Au niveau économique, notamment en matière de disposition des ressources, les femmes ont un accès limité. Les politiques d’emploi sont en défaveur de la femme. Ainsi, en matière de travail, de productivité ou d’accès à la terre, les femmes sont loin derrière les hommes. La situation globale est à leur défaveur. Et pourtant ce sont les femmes qui réussissent le mieux dans la filière des mutuelles et de micro-crédit. Si elles sont formées, sensibilisées et appuyées financièrement, elles peuvent sortir de cette situation de défaveur qui gangrène leur épanouissement.

Quels sont les défis

C’est dire que les défis à relever sont énormes pour ce millénaire. Dans la plupart des pays africains où la majorité de la population vit en deçà du seuil de la pauvreté,
Pour éradiquer la pauvreté, la seule possibilité, c’est d’accroître la richesse. Et pour ce faire, il faut produire. Or, la productivité des femmes est faible.

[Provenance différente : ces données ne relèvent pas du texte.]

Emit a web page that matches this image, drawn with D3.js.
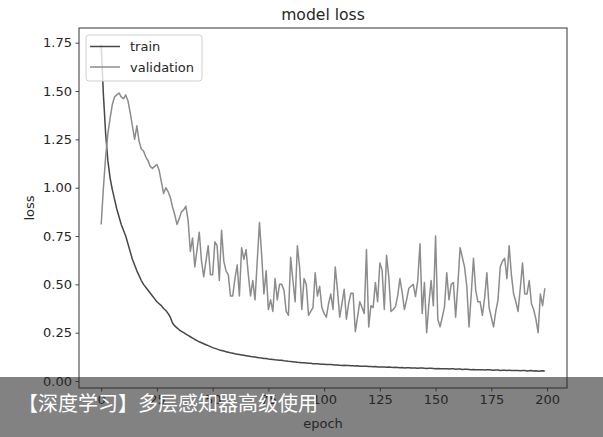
<!DOCTYPE html>
<html>
<head>
<meta charset="utf-8">
<script src="https://cdn.jsdelivr.net/npm/d3@7/dist/d3.min.js"></script>
<style>
  html, body { margin: 0; padding: 0; background: #ffffff; }
  svg { display: block; }
</style>
</head>
<body>
<svg id="chart" width="603" height="437"></svg>
<script>
// ---- data ----
const title = "model loss";
const xLabel = "epoch";
const yLabel = "loss";
const seriesNames = ["train", "validation"];
const xTicks = [0, 25, 50, 75, 100, 125, 150, 175, 200];
const yTicks = [0.00, 0.25, 0.50, 0.75, 1.00, 1.25, 1.50, 1.75];
const bannerText = "【深度学习】多层感知器高级使用";

const trainLoss = [
  1.74, 1.48, 1.28, 1.14, 1.05, 0.99, 0.94, 0.89, 0.85, 0.81,
  0.78, 0.75, 0.71, 0.67, 0.63, 0.60, 0.57, 0.545, 0.52, 0.50,
  0.485, 0.47, 0.455, 0.44, 0.425, 0.41, 0.40, 0.39, 0.375, 0.365,
  0.35, 0.33, 0.30, 0.285, 0.275, 0.265, 0.257, 0.25, 0.243, 0.236,
  0.229, 0.222, 0.215, 0.209, 0.203, 0.198, 0.193, 0.188, 0.183, 0.178,
  0.173, 0.169, 0.165, 0.161, 0.158, 0.155, 0.152, 0.149, 0.146, 0.144,
  0.141, 0.139, 0.137, 0.135, 0.133, 0.131, 0.129, 0.127, 0.125, 0.124,
  0.122, 0.120, 0.119, 0.117, 0.116, 0.114, 0.113, 0.112, 0.110, 0.109,
  0.108, 0.107, 0.105, 0.104, 0.102, 0.101, 0.100, 0.099, 0.097, 0.096,
  0.095, 0.094, 0.093, 0.092, 0.092, 0.090, 0.089, 0.089, 0.088, 0.087,
  0.087, 0.086, 0.085, 0.085, 0.084, 0.083, 0.083, 0.082, 0.081, 0.082,
  0.080, 0.080, 0.079, 0.079, 0.078, 0.079, 0.077, 0.077, 0.076, 0.077,
  0.075, 0.075, 0.074, 0.075, 0.073, 0.073, 0.072, 0.073, 0.071, 0.072,
  0.071, 0.070, 0.071, 0.070, 0.069, 0.070, 0.068, 0.069, 0.069, 0.067,
  0.068, 0.068, 0.066, 0.067, 0.067, 0.066, 0.065, 0.066, 0.066, 0.065,
  0.064, 0.065, 0.064, 0.064, 0.063, 0.064, 0.062, 0.063, 0.063, 0.061,
  0.062, 0.062, 0.060, 0.061, 0.061, 0.060, 0.059, 0.060, 0.059, 0.058,
  0.059, 0.059, 0.057, 0.058, 0.058, 0.057, 0.056, 0.057, 0.057, 0.055,
  0.056, 0.056, 0.055, 0.056, 0.054, 0.055, 0.055, 0.054, 0.053, 0.054,
  0.054, 0.052, 0.053, 0.054, 0.052, 0.053, 0.051, 0.052, 0.053, 0.052
];

const valLoss = [
  0.81, 1.00, 1.16, 1.28, 1.36, 1.43, 1.47, 1.48, 1.49, 1.47,
  1.46, 1.48, 1.45, 1.39, 1.32, 1.25, 1.32, 1.24, 1.20, 1.19,
  1.16, 1.14, 1.11, 1.10, 1.11, 1.12, 1.09, 1.03, 0.97, 1.00,
  0.98, 0.95, 0.90, 0.86, 0.81, 0.84, 0.875, 0.885, 0.905, 0.83,
  0.67, 0.74, 0.59, 0.68, 0.77, 0.62, 0.54, 0.62, 0.70, 0.55,
  0.55, 0.72, 0.70, 0.52, 0.78, 0.62, 0.57, 0.55, 0.44, 0.44,
  0.53, 0.60, 0.44, 0.69, 0.63, 0.68, 0.55, 0.44, 0.52, 0.42,
  0.62, 0.82, 0.65, 0.45, 0.57, 0.37, 0.42, 0.36, 0.53, 0.42,
  0.50, 0.50, 0.47, 0.36, 0.34, 0.64, 0.52, 0.41, 0.70, 0.59,
  0.37, 0.53, 0.50, 0.34, 0.36, 0.38, 0.56, 0.44, 0.49, 0.38,
  0.35, 0.33, 0.40, 0.45, 0.37, 0.59, 0.47, 0.33, 0.40, 0.475,
  0.32, 0.40, 0.454, 0.454, 0.255, 0.33, 0.41, 0.38, 0.35, 0.68,
  0.28, 0.39, 0.38, 0.51, 0.41, 0.61, 0.575, 0.37, 0.65, 0.54,
  0.36, 0.37, 0.385, 0.44, 0.53, 0.46, 0.37, 0.42, 0.48, 0.49,
  0.50, 0.437, 0.52, 0.71, 0.35, 0.51, 0.25, 0.40, 0.52, 0.39,
  0.75, 0.32, 0.28, 0.33, 0.385, 0.56, 0.42, 0.50, 0.51, 0.33,
  0.50, 0.69, 0.64, 0.59, 0.49, 0.28, 0.45, 0.635, 0.47, 0.41,
  0.41, 0.34, 0.43, 0.56, 0.38, 0.33, 0.28, 0.36, 0.42, 0.59,
  0.62, 0.635, 0.53, 0.70, 0.55, 0.45, 0.41, 0.36, 0.48, 0.61,
  0.45, 0.45, 0.52, 0.40, 0.37, 0.32, 0.25, 0.45, 0.39, 0.48
];

// ---- layout ----
const svg = d3.select("#chart");
const W = 603, H = 437;
const plot = { left: 79, right: 567, top: 28, bottom: 388 };
const FONT = "'DejaVu Sans', sans-serif";

const x = d3.scaleLinear().domain([-9.95, 208.95]).range([plot.left, plot.right]);
const y = d3.scaleLinear().domain([-0.036, 1.826]).range([plot.bottom, plot.top]);

svg.append("rect").attr("width", W).attr("height", H).attr("fill", "#ffffff");

// clip
svg.append("defs").append("clipPath").attr("id", "clip")
  .append("rect").attr("x", plot.left).attr("y", plot.top)
  .attr("width", plot.right - plot.left).attr("height", plot.bottom - plot.top);

const line = d3.line().x((d, i) => x(i)).y(d => y(d));

const colors = { train: "#474747", validation: "#8c8c8c" };

const g = svg.append("g").attr("clip-path", "url(#clip)");
g.append("path").datum(trainLoss).attr("d", line)
  .attr("fill", "none").attr("stroke", colors.train).attr("stroke-width", 1.5)
  .attr("stroke-linejoin", "round");
g.append("path").datum(valLoss).attr("d", line)
  .attr("fill", "none").attr("stroke", colors.validation).attr("stroke-width", 1.5)
  .attr("stroke-linejoin", "round");

// axes
const xAxis = d3.axisBottom(x).tickValues(xTicks).tickSize(3.5).tickPadding(3.5).tickFormat(d3.format("d"));
const yAxis = d3.axisLeft(y).tickValues(yTicks).tickSize(3.5).tickPadding(3.5).tickFormat(d3.format(".2f"));

const gx = svg.append("g").attr("transform", `translate(0,${plot.bottom})`).call(xAxis);
const gy = svg.append("g").attr("transform", `translate(${plot.left},0)`).call(yAxis);
[gx, gy].forEach(a => {
  a.select(".domain").remove();
  a.selectAll("line").attr("stroke", "#333").attr("stroke-width", 0.9);
  a.selectAll("text").attr("fill", "#262626").style("font-family", FONT).style("font-size", "13px");
});

// frame
svg.append("rect").attr("x", plot.left).attr("y", plot.top)
  .attr("width", plot.right - plot.left).attr("height", plot.bottom - plot.top)
  .attr("fill", "none").attr("stroke", "#333").attr("stroke-width", 1);

// title and labels
svg.append("text").attr("x", (plot.left + plot.right) / 2).attr("y", 20)
  .attr("text-anchor", "middle").attr("fill", "#262626")
  .style("font-family", FONT).style("font-size", "15.6px").text(title);
svg.append("text").attr("x", (plot.left + plot.right) / 2).attr("y", 428)
  .attr("text-anchor", "middle").attr("fill", "#262626")
  .style("font-family", FONT).style("font-size", "13px").text(xLabel);
svg.append("text").attr("transform", `translate(34,${(plot.top + plot.bottom) / 2}) rotate(-90)`)
  .attr("text-anchor", "middle").attr("fill", "#262626")
  .style("font-family", FONT).style("font-size", "13px").text(yLabel);

// legend
const leg = svg.append("g");
leg.append("rect").attr("x", 86).attr("y", 35).attr("width", 116).attr("height", 46)
  .attr("rx", 3).attr("fill", "#ffffff").attr("fill-opacity", 0.8)
  .attr("stroke", "#d0d0d0").attr("stroke-width", 1);
seriesNames.forEach((name, i) => {
  const ly = 46.5 + i * 20.5;
  leg.append("line").attr("x1", 90).attr("x2", 120).attr("y1", ly).attr("y2", ly)
    .attr("stroke", colors[name]).attr("stroke-width", 1.5);
  leg.append("text").attr("x", 130).attr("y", ly + 4.6).attr("fill", "#262626")
    .style("font-family", FONT).style("font-size", "13px").text(name);
});

// banner overlay
svg.append("rect").attr("x", 0).attr("y", 377).attr("width", W).attr("height", H - 377)
  .attr("fill", "rgb(40,40,40)").attr("fill-opacity", 0.58);
svg.append("text").attr("x", 18).attr("y", 411).attr("fill", "#ffffff")
  .style("font-family", "'Noto Sans CJK SC', sans-serif").style("font-size", "20px")
  .text(bannerText);
</script>
</body>
</html>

Paradoxalement, elles travaillent beaucoup mais leur productivité est faible, car toutes les tâches non productives relèvent de leur responsabilité. Dans le foyer, c’est elles qui cherchent l’eau, le bois de chauffe, s’occupent des enfants. Dans une famille d’agriculteurs, si l’homme a le temps d’aller toute la journée dans son champ, la femme ne dispose que d’une demi journée ou seulement de l’après-midi parce qu’il lui faudra d’abord accomplir son travail de ménage. Alors produisant moins parce que travaillant moins, elle aura moins de revenus que l’homme. Pourtant, il est possible dans les politiques publiques d’améliorer ses équipements pour lui permettre de mieux rentabiliser ses activités de richesse.
Les pays asiatiques qui s’en sont sortis, sont passés par là. Il faut que les femmes soient plus qualifiées mais au préalable, il faut qu’elles soient éduquées et soient en bonne santé, loin des grossesses précoces et des mortalités maternelles.

Sans rentrer dans des rapports conflictuels entre homme et femme, le problème de l’enjeu du développement, des défis de création de richesses, d’infrastructures scolaires et sanitaires sont beaucoup plus importants que le ping-pong auquel on assiste souvent au niveau des débats sur la question de la femme. Les institutions internationales d’aide au développement l’ont compris, en exigeant que tous les documents de réduction de la pauvreté soient rédigés en intégrant la question genre sur cet angle.

Quels moyens pour l’égalité entre hommes et femmes ?

Existe-il une volonté politique pour corriger ces disparités ? Si tel est le cas, quels sont les moyens mis à disposition pour le genre ? Les gens sont d’accord pour améliorer les conditions de vie des femmes. Ils sont également d’accord pour que les filles aillent à l’école. Le seul problème se trouve au niveau des responsabilités politiques et du budget alloué à ce secteur. Certes, la question politique demeure importante, mais les problèmes de développement sont aussi cruciaux. De toute façon, le jour où elles auront l’autonomie économique, les femmes auront aussi l’autonomie politique.